February 25, 1863, The New York Herald
The most important news from the Southwest today is the reported capture of the Union ram Queen of the West, whose gallant exploits in running the blockade at Vicksburg are already known to our readers. She is said to have been captured under Fort Taylor, at Gordon’s Landing, on the Red river – the pilot, who was taken off the rebel steamer Eva, having treacherously ran her within range of the guns while asserting that the fort was fifteen miles away. Her steam pipe was knocked off, and she was otherwise so disabled that she drifted to the opposite shore, and all of the crew except thirteen escaped. The boat and the rest of the hands fell into the power of the rebels. The rebel official reports and the comments of the Southern journals upon the affair are published in another column.
Reports from Louisville yesterday described the invasion of Kentucky by the rebels as being of a very extensive and alarming character. They were said to be threatening Lexington, Frankfort, Danville and even Louisville itself. Gen. Longstreet was reported to be in command. These rumors, however, are denied by some of the Louisville journals.
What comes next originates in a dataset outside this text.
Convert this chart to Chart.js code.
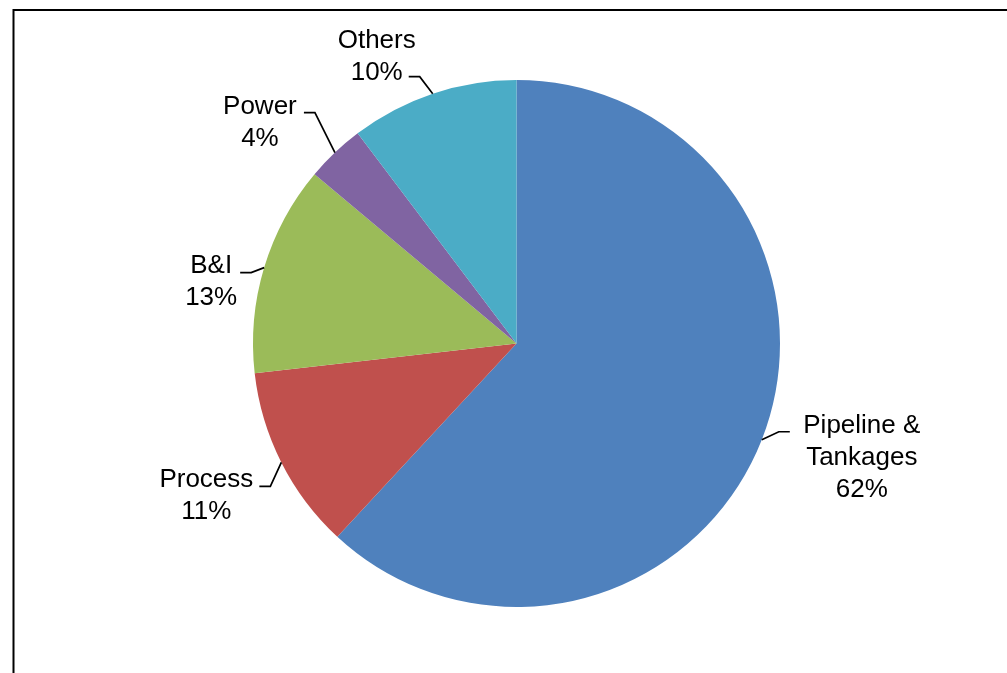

No facts concerning them have reached the headquarters of the Union army, and the latest despatches pronounce them absolutely false.
The rebel papers are compelled to admit that the story of breaking the blockade at Charleston was a gross exaggeration. The Weekly Enquirer, of Richmond, for example, says that […..] Southern confederacy has lately been made the dupe of a notable imposition. It was said, printed, echoed and reverberated over the land that on a certain night our two iron-clad vessels at Charleston had sunk two, disabled one and disposed of the rest of the blockading squadron off Charleston harbor. Now we learn with pain and certainty that no ship was sunk, none disabled and no damage, in short, was done to the blockading squadron, which, consisting of wooden ships only, avoided a fight with our iron-clads, and most judiciously, until they brought up iron-clads of their own, which they immediately did.”
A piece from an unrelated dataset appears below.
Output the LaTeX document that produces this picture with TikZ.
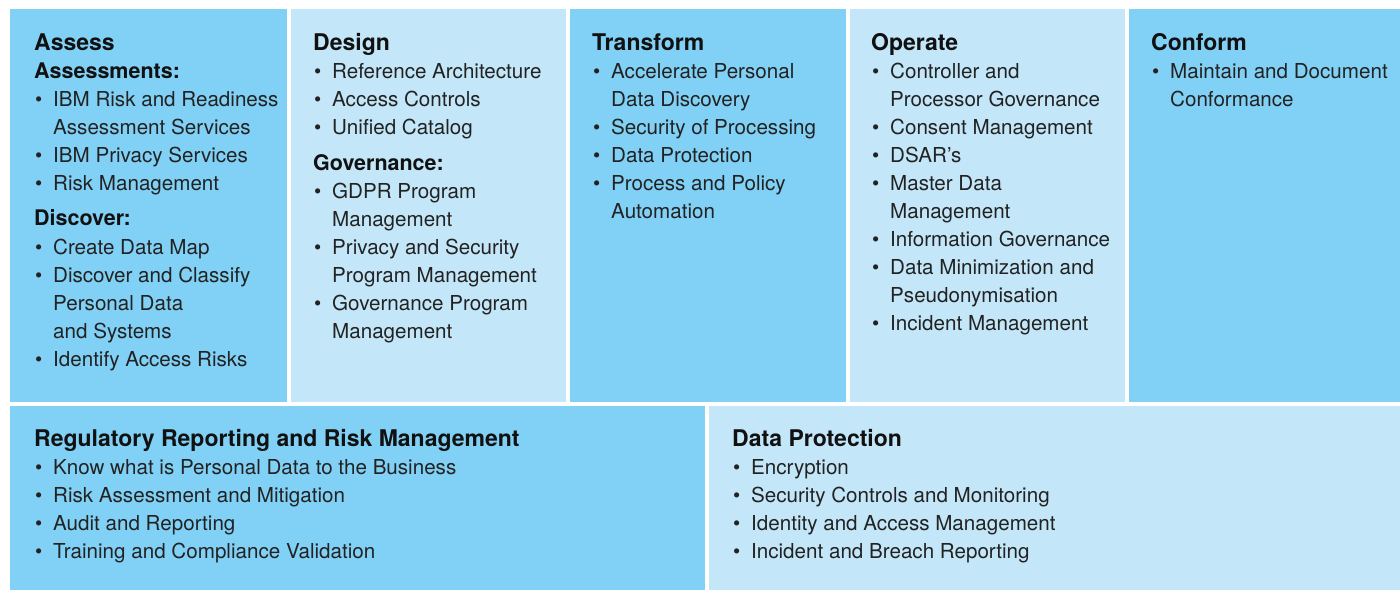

The story which reaches us from Europe relative to the presence of a rebel privateer scouring the waters of the Indian Ocean is manifestly a canard. It resolves itself into the simple fact, as related by the Calcutta Englishman, that the bark Selim, Captain Simpson, inward bound from Melbourne, saw off Keeling’s Island, near the Straits of Sunda, to the southward of the equinoctial line, a large black man-of-war steamer lying to under three topsails, jib and spanker (no steam up, but funnel shut up as a telescope). When she sighted the Selim she bore away for her under all canvas, and when sufficiently near to make out the English flag rounded to again under small canvas, and showed what the captain of the Selim says has been described to him as, and which he had no doubt of being, the Confederate flag. This is about the entire story.